An additional means of opposing divestment is, of course, going out of one's way to purchase Israeli products:
http://cms.hillel.org/Hillel/Israel/Israel+on+Campus/Take+Action/BuyIsrael.htm
Solomon: thanks again for your help, and for giving me the space for such a long comment. Keep up the good work your blog does!
One thing that Georgetown should be pressured to do to show that this conference is comapatible with an academic mission is to make sure that each and every event is open to the public and the media and available for video and audio recording without exception. This is something they prevented at Duke because they know how radical and incompatible with their stated mission their events and speakers really are.
I'd like to have all their events open for recording as well. But it's a tricky demand to make because it has to be formulated as a general principle. Let's say the PSM claims, as it does, that only some events will be open to the media, and that "strategy sessions" will be closed. If you argue that those should be open as well, then what about strategy sessions for pro-Israel groups on campus? I'd want _those_ to be closed but how could I argue that the one type of strategy session should be open and the other type legitimately closed? I know that the aims of the two groups are different...but the point is that it's difficult to persuade procedure-bound administrators to see why the PSM's "strategy sessions" are different enough from other groups' strategy sessions to warrant forcing them to be open.
That's a good point, but my impression was they kept the press away from everything in the past. Is that not the case?
I read a quote from their media spokesperson (I think it was in G'town's student newspaper, The Hoya, but I can't seem to find the piece now) that most events would be open to the media, and on the PSM's site you can indicate, when reg'ing for the conf., that you're from the media. (I thought I might go and challenge some of the b.s. at the conf., but in the end my timidity won out. I mean: if I'm not posting my name here, I'm hardly going to give it to the PSM people. :-)) I imagine that given the attention this has been getting, they will in fact make some of the sessions open to the media. But that's almost useless if it's partial 'cause they can save the really vile stuff for the sessions that are closed.
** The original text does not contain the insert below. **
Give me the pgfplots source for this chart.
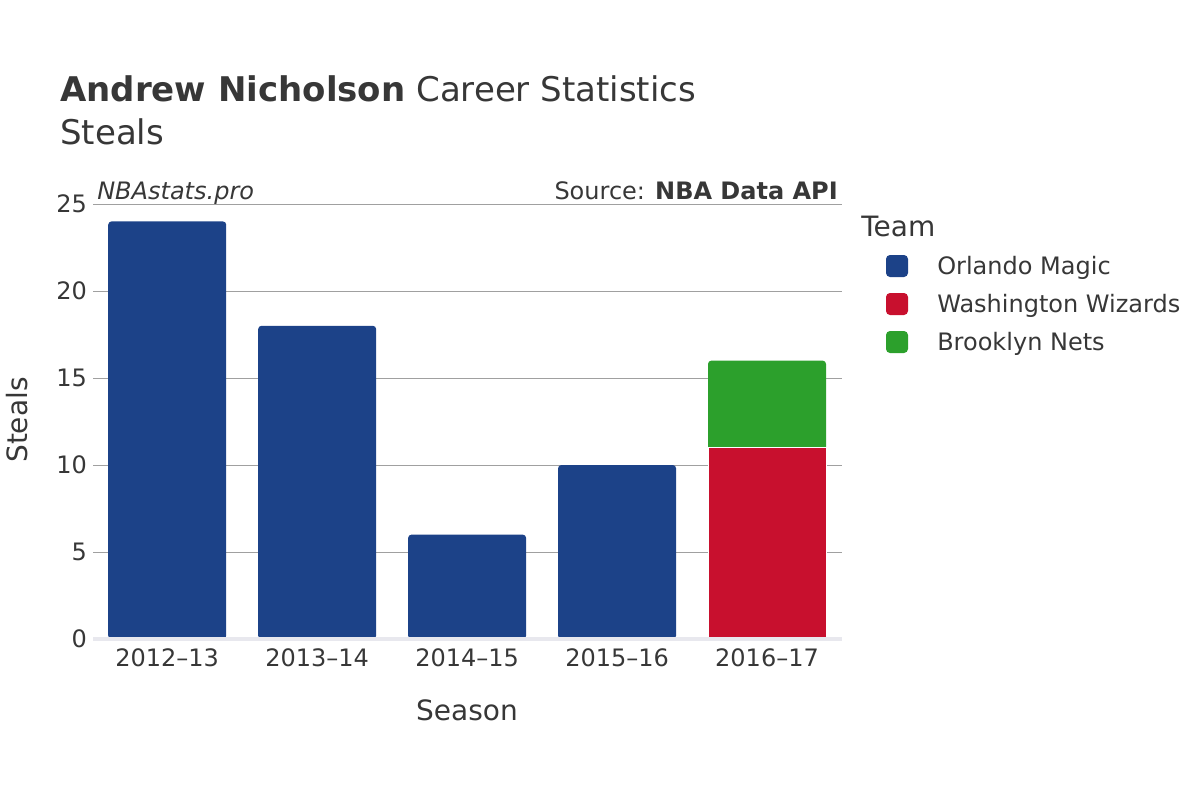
\documentclass[border=0pt]{standalone}
\usepackage{pgfplots}
\pgfplotsset{compat=1.18}
\usepackage{fontspec}
\setmainfont{DejaVu Sans}
\definecolor{magic}{RGB}{28,66,136}
\definecolor{wizards}{RGB}{200,16,46}
\definecolor{nets}{RGB}{44,160,44}
\definecolor{txt}{RGB}{55,55,55}
\definecolor{gridc}{RGB}{160,160,160}
\begin{document}
\begin{tikzpicture}[x=0.75pt,y=-0.75pt,font=\color{txt}]
\useasboundingbox (0,0) rectangle (1200,800);
\begin{axis}[
    at={(69.75pt,-479.25pt)}, anchor=south west,
    scale only axis,
    width=561.75pt, height=326.25pt,
    xmin=-0.495, xmax=4.5,
    ymin=0, ymax=25,
    ytick={0,5,10,15,20,25},
    xtick={0,1,2,3,4},
    xticklabels={2012--13,2013--14,2014--15,2015--16,2016--17},
    ymajorgrids,
    grid style={gridc, line width=0.75pt},
    axis line style={draw=none},
    major tick length=0pt,
    tick label style={font=\fontsize{18}{21}\selectfont\color{txt}},
    xticklabel style={yshift=-3.5pt},
    yticklabel style={xshift=-1pt},
    ybar, bar width=88.5pt, bar shift=0pt,
    /pgf/number format/assume math mode=true,
    clip=false,
]
\addplot[fill=magic, draw=none, rounded corners=2.5pt] coordinates {(0,24) (1,18) (2,6) (3,10)};
\addplot[fill=nets, draw=none, rounded corners=2.5pt] coordinates {(4,16)};
\addplot[fill=wizards, draw=white, line width=0.4pt] coordinates {(4,11)};
\draw[color={rgb,255:red,232;green,232;blue,238}, line width=2.5pt] (axis cs:-0.495,0) -- (axis cs:4.5,0);
\end{axis}
% titles
\node[anchor=base west, inner sep=0, font=\fontsize{25.5}{30}\selectfont\color{txt}] at (60,101) {\textbf{Andrew Nicholson} Career Statistics};
\node[anchor=base west, inner sep=0, font=\fontsize{25.5}{30}\selectfont\color{txt}] at (60,144) {Steals};
\node[anchor=base west, inner sep=0, font=\fontsize{18}{21}\selectfont\itshape\color{txt}] at (97,199) {NBAstats.pro};
\node[anchor=base east, inner sep=0, font=\fontsize{18}{21}\selectfont\color{txt}] at (838,199) {Source: \textbf{NBA Data API}};
% axis labels
\node[rotate=90, inner sep=0, font=\fontsize{21}{25}\selectfont\color{txt}] at (17,420) {Steals};
\node[anchor=base, inner sep=0, font=\fontsize{21}{25}\selectfont\color{txt}] at (467,720) {Season};
% legend
\node[anchor=base west, inner sep=0, font=\fontsize{21}{25}\selectfont\color{txt}] at (861,236) {Team};
\fill[magic, rounded corners=3pt] (886,255) rectangle (908,277);
\fill[wizards, rounded corners=3pt] (886,293) rectangle (908,315);
\fill[nets, rounded corners=3pt] (886,331) rectangle (908,353);
\node[anchor=base west, inner sep=0, font=\fontsize{18}{21}\selectfont\color{txt}] at (937,274) {Orlando Magic};
\node[anchor=base west, inner sep=0, font=\fontsize{18}{21}\selectfont\color{txt}] at (937,312) {Washington Wizards};
\node[anchor=base west, inner sep=0, font=\fontsize{18}{21}\selectfont\color{txt}] at (937,350) {Brooklyn Nets};
\end{tikzpicture}
\end{document}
I'm sort of torn about the media question. If there were full exposure, the publicity might just win them more converts. ..That's why I'm sort of torn about whether to ignore them or whether to give them the attention that protesting against them, etc., can give. Part of me just wants to sit back with a glass of Israeli cabernet and wait till it all blows over.
Let them have their self-righteousness fest, vent, and get out of here. Of course, how any of it is supposed to help the Palestinians is beyond me.